Accusations of lies and distortions ‘just garbage,’ O’Reilly claims

NEW YORK — Fox News host Bill O’Reilly will help represent his “good old friend, professional colleague and journalistic partner,” Brian Williams, at an NBC hearing next month. Williams was suspended from his news-anchor post after allegations that he lied about his experiences as an Iraq War correspondent. O’Reilly stepped forward after questions about his own Falkland War reports were also raised.

Bill O'Reilly to represent Brian Williams“Well of course it’s all just garbage,” the tall Irishman spun furiously on his “No Spin Zone” show, The O’Reilly Factor.

“It’s little more than a hit from the right to pull down a liberal icon. I should know, I sat in on all the meetings with Roger Ailes and Karl Rove when they planned it. That little squirt Hannity was also there.”

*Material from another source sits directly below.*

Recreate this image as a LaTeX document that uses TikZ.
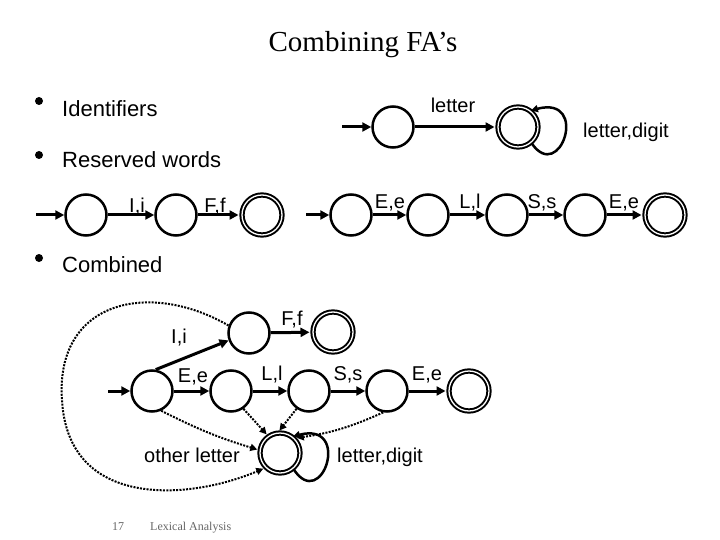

O’Reilly said that if Williams was guilty of exaggerating, then he was too. However, everything his friend had said “about what he reported in Iraq—depending on how you define certain words like ‘shot’ and ‘down’ is true.”

“Everything,” he repeated emphatically. Williams never directly claimed to have been shot down, O’Reilly noted, though his helicopter may have been hit and the one in front of him definitely made a forced landing.

“Alright, so he wasn’t in the copter that got ‘shot’ ‘down,'” O’Reilly air-quoted, reading off his teleprompter, with the text irritatingly scrolling down the side of his screen. “But then he never really said he was. It depends on how you interpret his words. He was in a military Blackhawk when ‘shots’ were fired,” he added confusingly, “so technically he was in a combat situation after the Iraqis surrendered.”

The Fox News host called Williams’ critics “liars” and “despicable guttersnipes.” He said the issue was really just a matter of semantics arising from Williams’ shorthand use of “my helicopter was fired on and crashed,” and “well, actually it wasn’t.” His journalistic integrity should never be questioned, nor should that of any former war correspondents.

“After all,” he said reasonably, “isn’t truth the first casualty of war? Goodness me,” he added, “my war reports are just littered with its body parts! Ask any six of my colleagues, ask Eric Engberg!”

O’Reilly said he was helping his friend because “poor dim-witted Brian has too much integrity to fight allegations like these in the way they deserve — with lots of bluster, distortions and red-herring attacks on imaginary critics and other straw men. I mean, he just upped and resigned and admitted he lied. That’s so pathetic.”

“Now if I was ever accused,” O’Reilly added warmly, “I’d immediately and repeatedly deny it, call it a liberal plot, denounce the far-left media, and then finger-point and bloviate and obfuscate with my all my Irish blarney and influence in the media. Go on a couple of talk shows. Get Geraldo to ‘interview’ me while nodding sympathetically and making supportive noises. That sort of thing.”

He laughed menacingly. “Me resign? Fox News is gonna hold hearings into my journalistic integrity? Well, if so,” he sneered, “then après moi, le deluge. The next to fall will be that little squirt Hannity — did I call him that already? — and then Megan Kelly, what a pretty little liar she is! — and after her, the group creeps, like Steve Doocy, and so on down to the slime and Roger Ailes at the very bottom.”

O’Reilly observed that “Fox would have to shut the whole goddamn place down except for the weathermen, and then what would the GOP do? Not even Fox blames Obama for all the snow. Yet.”

He stood up. “No,” he said loftily, “my rule is, deny everything and abuse the opposing counsel. Over and over. Americans are so stupid that if they hear the same thing on TV more than once they believe it. Hey, that’s the principle behind all advertising, right?

“What Brian should have done is simply bluster on, brazen the whole thing out, keep denying everything with an air of outraged indignation, gone on The Daily Show for a sympathetic interview with his good pal Jon Stewart, laughed the whole thing off and left his critics in the kill zone, where they deserve to be. If it ever happens to me,” he added, “you can watch it in action.”

“Anyway, that’s the way it is,” Bill O’Reilly wound up triumphantly, “if I may coin a phrase. Hey, I like that. Since I was there when I invented it, I’ll use it on my show.”